> Uh ... why? The pushed-down restrictions should result in pruning
> away any prunable partitions at the scan level, leaving nothing for > the partitionwise join code to do.
It seems reasonable to me that the join condition can no longer be verified, since 'sc.sl = sg.sl' is now replaced by 'sg.sl = 5' so the join condition can no longer be validated.
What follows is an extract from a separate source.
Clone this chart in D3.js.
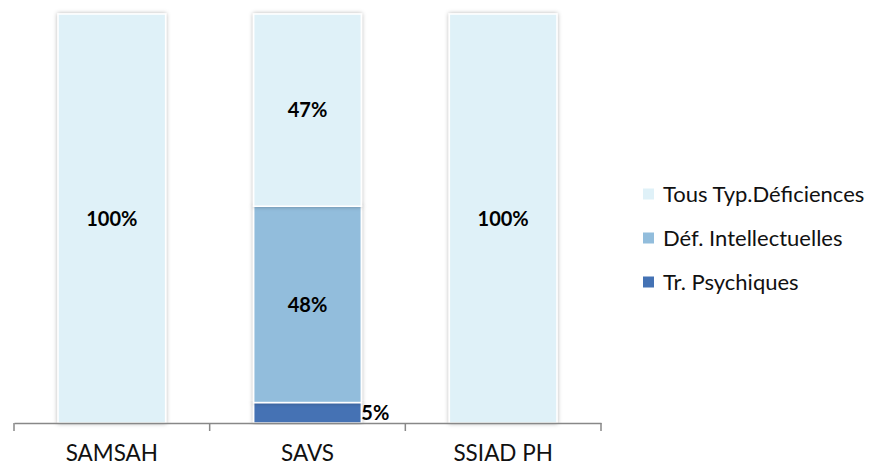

It's true that the pruning would prune everything but one partition, in case we'd just have a single column partition key. But we don't. I don't see how pruning partitions should help in this case, since we are left with multiple partitions for both relations.
Regards Arne
From: Tom Lane <tgl@sss.pgh.pa.us> Sent: Thursday, August 1, 2019 4:14:54 PM To: Richard Guo Cc: Arne Roland; pgsql-hackers@lists.postgresql.org Subject: Re: Partial join
Richard Guo <riguo@pivotal.io> writes: > For the third query, a rough investigation shows that, the qual 'sl = > 5' and 'sc.sl = sg.sl' will form an equivalence class and generate two > implied equalities: 'sc.sl = 5' and 'sg.sl = 5', which can be pushed > down to the base rels. One consequence of the deduction is when > constructing restrict lists for the joinrel, we lose the original > restrict 'sc.sl = sg.sl', and this would fail the check > have_partkey_equi_join(), which checks if there exists an equi-join > condition for each pair of partition keys. As a result, this joinrel > would not be considered as an input to further partitionwise joins.
> We need to fix this.
Uh ... why? The pushed-down restrictions should result in pruning away any prunable partitions at the scan level, leaving nothing for the partitionwise join code to do.